Johann Huß

[222] Johann Huß, geb. zu Hussinecz, einem Böhmischen Dorfe 1373 unter der Regierung Kaiser Carl IV. studirte zu Prag, ward in der Folge Prediger daselbst und Rector der Universität. Er war ein sehr rechtschaffener und aufgeklärter Mann, der mit dem tiefsten Unwillen gegen die damahls aufs höchste getriebenen Mißbräuche eiferte, die sich in die christliche Kirche eingeschlichen hatten. Die Schriften des Engländers Wiclef, welcher in England die Tyrannei der Päpste und die zügellosen Ausschweifungen der Geistlichkeit aus Vernunft und Schrift zu bestreiten anfing, hatten ihn vorzüglich veranlaßt, das [222] helle Licht der Wahrheit auch in Deutschland anzuzünden.
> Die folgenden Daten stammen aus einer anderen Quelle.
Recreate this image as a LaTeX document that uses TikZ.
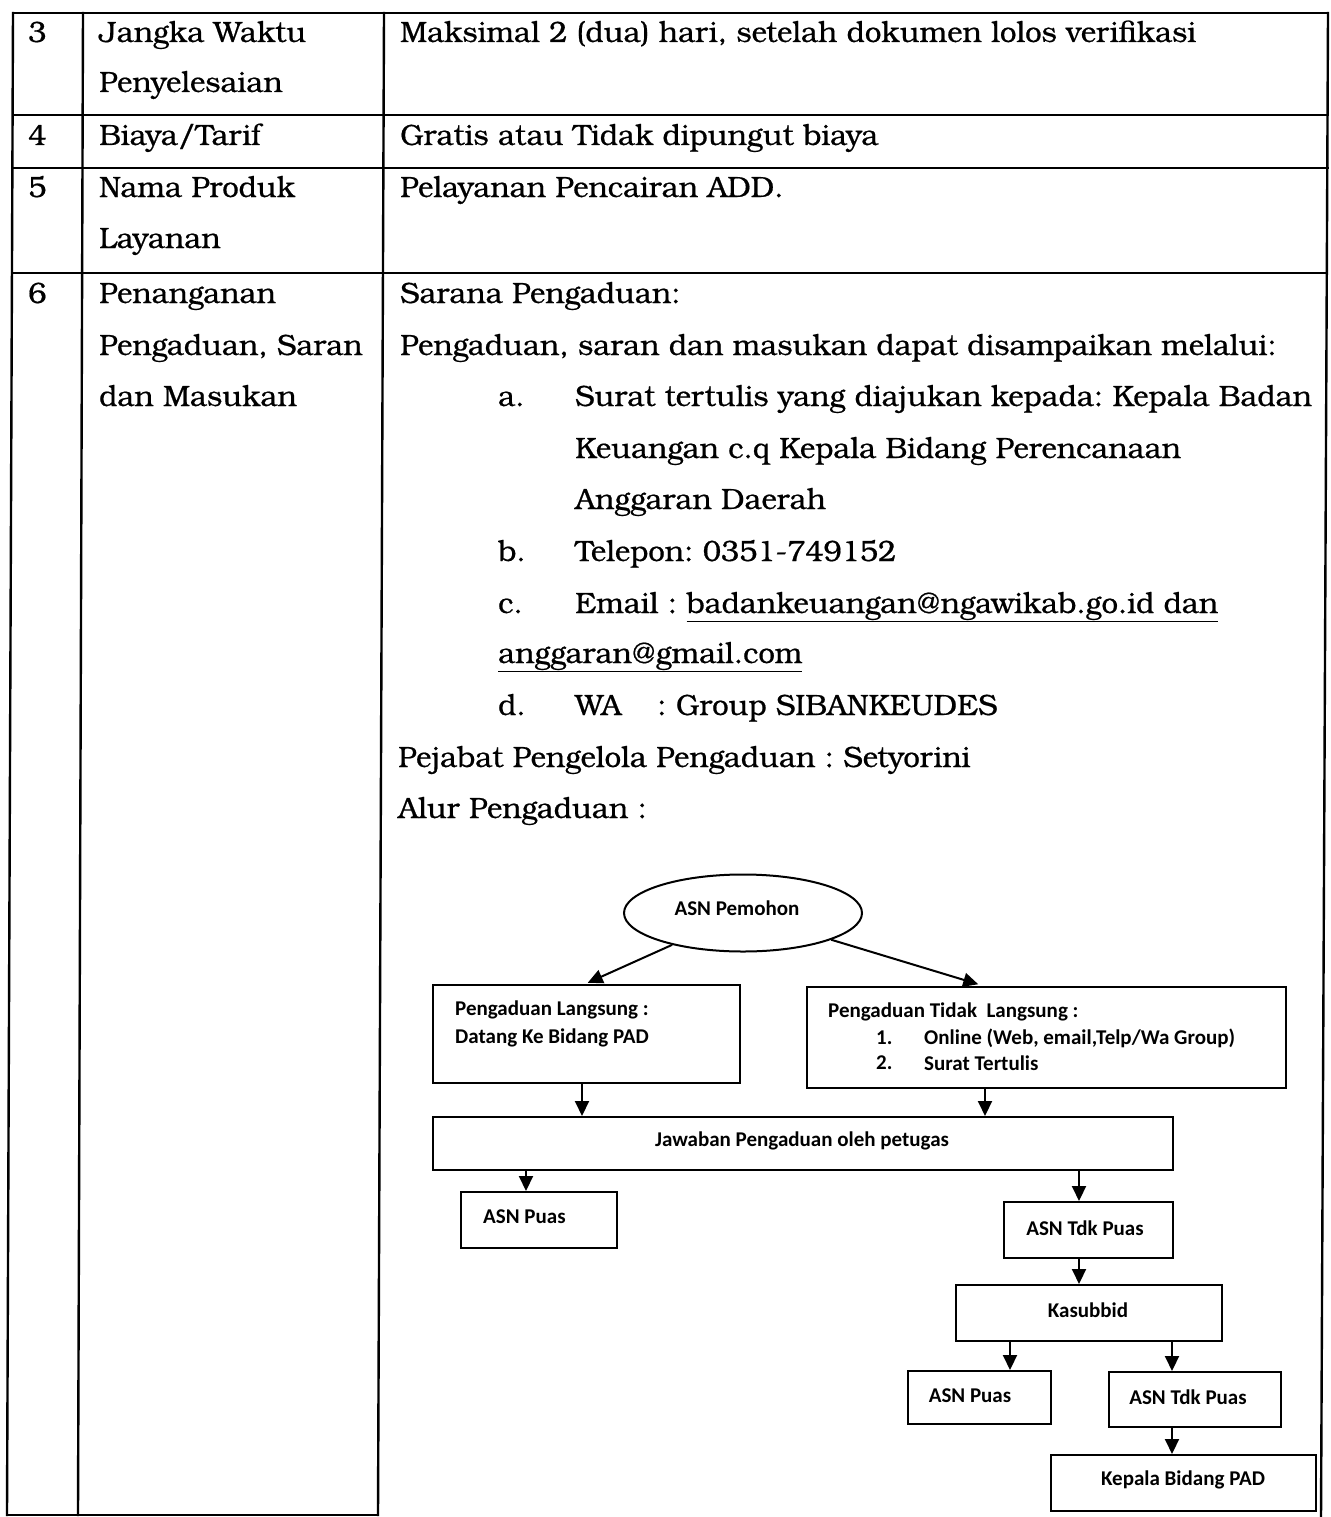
\documentclass[tikz,border=0pt]{standalone}
\usepackage{fontspec}
\setmainfont[FakeBold=0.6]{TeX Gyre Bonum}
\newfontfamily\flowfont{Carlito}
\usetikzlibrary{shapes.geometric,arrows.meta}
\frenchspacing

\begin{document}
\begin{tikzpicture}[x=1pt,y=-1pt,
  rule/.style={line width=2.4pt, line cap=rect},
  cell/.style={anchor=base west, inner sep=0pt, font=\fontsize{29.3}{29.3}\selectfont},
  fbox/.style={draw, line width=2pt, inner sep=0pt},
  ftext/.style={inner sep=0pt, font=\flowfont\bfseries\fontsize{21}{21}\selectfont},
  fleft/.style={ftext, anchor=west},
  arr/.style={line width=2pt, -{Triangle[length=15pt,width=14pt]}}
]
\useasboundingbox (0,0) rectangle (1330,1517);

% table rules
\draw[rule] (13,13) -- (1328,13);
\draw[rule] (13,115) -- (1328,115);
\draw[rule] (13,168) -- (1328,168);
\draw[rule] (12,273) -- (1327,273);
\draw[rule] (13,13) -- (7,1515);
\draw[rule] (83,13) -- (78,1515);
\draw[rule] (384,13) -- (378,1515);
\draw[rule] (1328,13) -- (1321,1517);
\draw[rule] (7,1515) -- (378,1515);

% row 3
\node[cell] (r3n) at (28,42) {3};
\node[cell] (r3a) at (99,42) {Jangka Waktu};
\node[cell] (r3b) at (99,92) {Penyelesaian};
\node[cell] (r3c) at (400,42) {Maksimal 2 (dua) hari, setelah dokumen lolos verifikasi};
% row 4
\node[cell] (r4n) at (28,145) {4};
\node[cell] (r4a) at (99,145) {Biaya/Tarif};
\node[cell] (r4c) at (400,145) {Gratis atau Tidak dipungut biaya};
% row 5
\node[cell] (r5n) at (28,197) {5};
\node[cell] (r5a) at (99,197) {Nama Produk};
\node[cell] (r5b) at (99,248) {Layanan};
\node[cell] (r5c) at (400,197) {Pelayanan Pencairan ADD.};
% row 6
\node[cell] (r6n) at (28,303) {6};
\node[cell] (r6a) at (99,303) {Penanganan};
\node[cell] (r6b) at (99,355) {Pengaduan, Saran};
\node[cell] (r6c) at (99,406) {dan Masukan};

\node[cell] (s1) at (400,303) {Sarana Pengaduan:};
\node[cell] (s2) at (400,355) {Pengaduan, saran dan masukan dapat disampaikan melalui:};
\node[cell] (la) at (498,406) {a.};
\node[cell] (ta1) at (575,406) {Surat tertulis yang diajukan kepada: Kepala Badan};
\node[cell] (ta2) at (575,458) {Keuangan c.q Kepala Bidang Perencanaan};
\node[cell] (ta3) at (575,509) {Anggaran Daerah};
\node[cell] (lb) at (498,561) {b.};
\node[cell] (tb) at (575,561) {Telepon: 0351-749152};
\node[cell] (lc) at (498,613) {c.};
\node[cell] (tc1) at (575,613) {Email : \underline{badankeuangan@ngawikab.go.id dan}};
\node[cell] (tc2) at (498,663) {\underline{anggaran@gmail.com}};
\node[cell] (ld) at (498,715) {d.};
\node[cell] (td1) at (575,715) {WA};
\node[cell] (td2) at (657,715) {: Group SIBANKEUDES};
\node[cell] (pj) at (398,767) {Pejabat Pengelola Pengaduan : Setyorini};
\node[cell] (al) at (398,818) {Alur Pengaduan :};

% flow of complaints
\node[draw, ellipse, line width=2pt, minimum width=238pt, minimum height=77pt, inner sep=0pt] (E) at (743,913) {};
\node[ftext] (Et) at (737,908) {ASN Pemohon};

\node[fbox, minimum width=307pt, minimum height=98pt] (L) at (586.5,1034) {};
\node[fleft] (Lt1) at (455,1010) {Pengaduan Langsung :};
\node[fleft] (Lt2) at (455,1038) {Datang Ke Bidang PAD};

\node[fbox, minimum width=479pt, minimum height=101pt] (R) at (1046.5,1037.5) {};
\node[fleft] (Rt1) at (828,1012) {Pengaduan Tidak\ \ Langsung :};
\node[fleft] (Rn1) at (876,1038) {1.};
\node[fleft] (Rt2) at (924,1038) {Online (Web, email,Telp/Wa Group)};
\node[fleft] (Rn2) at (876,1063) {2.};
\node[fleft] (Rt3) at (924,1063) {Surat Tertulis};

\node[fbox, minimum width=740pt, minimum height=53pt] (J) at (803,1143.5) {};
\node[ftext] (Jt) at (802,1141) {Jawaban Pengaduan oleh petugas};

\node[fbox, minimum width=156pt, minimum height=56pt] (P1) at (539,1220) {};
\node[fleft] (P1t) at (483,1217) {ASN Puas};

\node[fbox, minimum width=169pt, minimum height=56pt] (T1) at (1088.5,1230) {};
\node[ftext] (T1t) at (1085,1228) {ASN Tdk Puas};

\node[fbox, minimum width=266pt, minimum height=56pt] (K) at (1089,1313) {};
\node[ftext] (Kt) at (1088,1310) {Kasubbid};

\node[fbox, minimum width=143pt, minimum height=53pt] (P2) at (979.5,1397.5) {};
\node[ftext] (P2t) at (970,1396) {ASN Puas};

\node[fbox, minimum width=172pt, minimum height=55pt] (T2) at (1195,1399.5) {};
\node[ftext] (T2t) at (1188,1397) {ASN Tdk Puas};

\node[fbox, minimum width=265pt, minimum height=56pt] (KB) at (1183.5,1483) {};
\node[ftext] (KBt) at (1183,1480) {Kepala Bidang PAD};

% arrow columns
\coordinate (xa) at (585,0);
\coordinate (xb) at (984,0);
\coordinate (xc) at (582,0);
\coordinate (xd) at (985,0);
\coordinate (xe) at (526,0);
\coordinate (xf) at (1079,0);
\coordinate (xg) at (1010,0);
\coordinate (xh) at (1172,0);

\draw[arr, shorten >=3pt] (E) -- (L.north -| xa);
\draw[arr, shorten >=6pt] (E) -- (R.north -| xb);
\draw[arr] (L.south -| xc) -- (J.north -| xc);
\draw[arr] (R.south -| xd) -- (J.north -| xd);
\draw[arr] (J.south -| xe) -- (P1.north -| xe);
\draw[arr] (J.south -| xf) -- (T1.north -| xf);
\draw[arr] (T1.south -| xf) -- (K.north -| xf);
\draw[arr] (K.south -| xg) -- (P2.north -| xg);
\draw[arr] (K.south -| xh) -- (T2.north -| xh);
\draw[arr] (T2.south -| xh) -- (KB.north -| xh);
\end{tikzpicture}
\end{document}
Hier war aber der Versuch noch zu frühzeitig, und die alte Finsterniß noch zu mächtig. Huß wurde in den Kirchenbann gethan, mußte Prag 1412 verlassen und bald darauf auf der Kirchenversammlung zu Costniz erscheinen. Man kann sich leicht vorstellen, wie die da versammelte Geistlichkeit von einem freimüthigen Bekenner der Wahrheit geurtheilt haben mag. Huß wurde ohne große Weitläuftigkeiten als Erzketzer zum Scheiterhaufen verdammt, und mußte, ungeachtet eines vom Kaiser Sigismund erhaltenen sichern Geleits, diese Strafe am 6. Jul. 1415 an sich vollziehen lassen. Ein gleiches Schicksal traf das Jahr darauf seinen gelehrten Freund, den Hieronymus von Prag, der Hussen zuerst mit Wiclefs Schriften bekannt gemacht hatte. – Diese beiden wehrlosen Männer konnten leicht den Flammen aufgeopfert werden; aber man hatte es nicht verhindern können, daß Hussens Geist bei seinen zahlreichen Anhängern, den Hussiten, nicht fortgewirkt und allmählig die große Kirchenverbesserung herbeigeführt hätte, die der unsterbliche Luther so rühmlich vollendete.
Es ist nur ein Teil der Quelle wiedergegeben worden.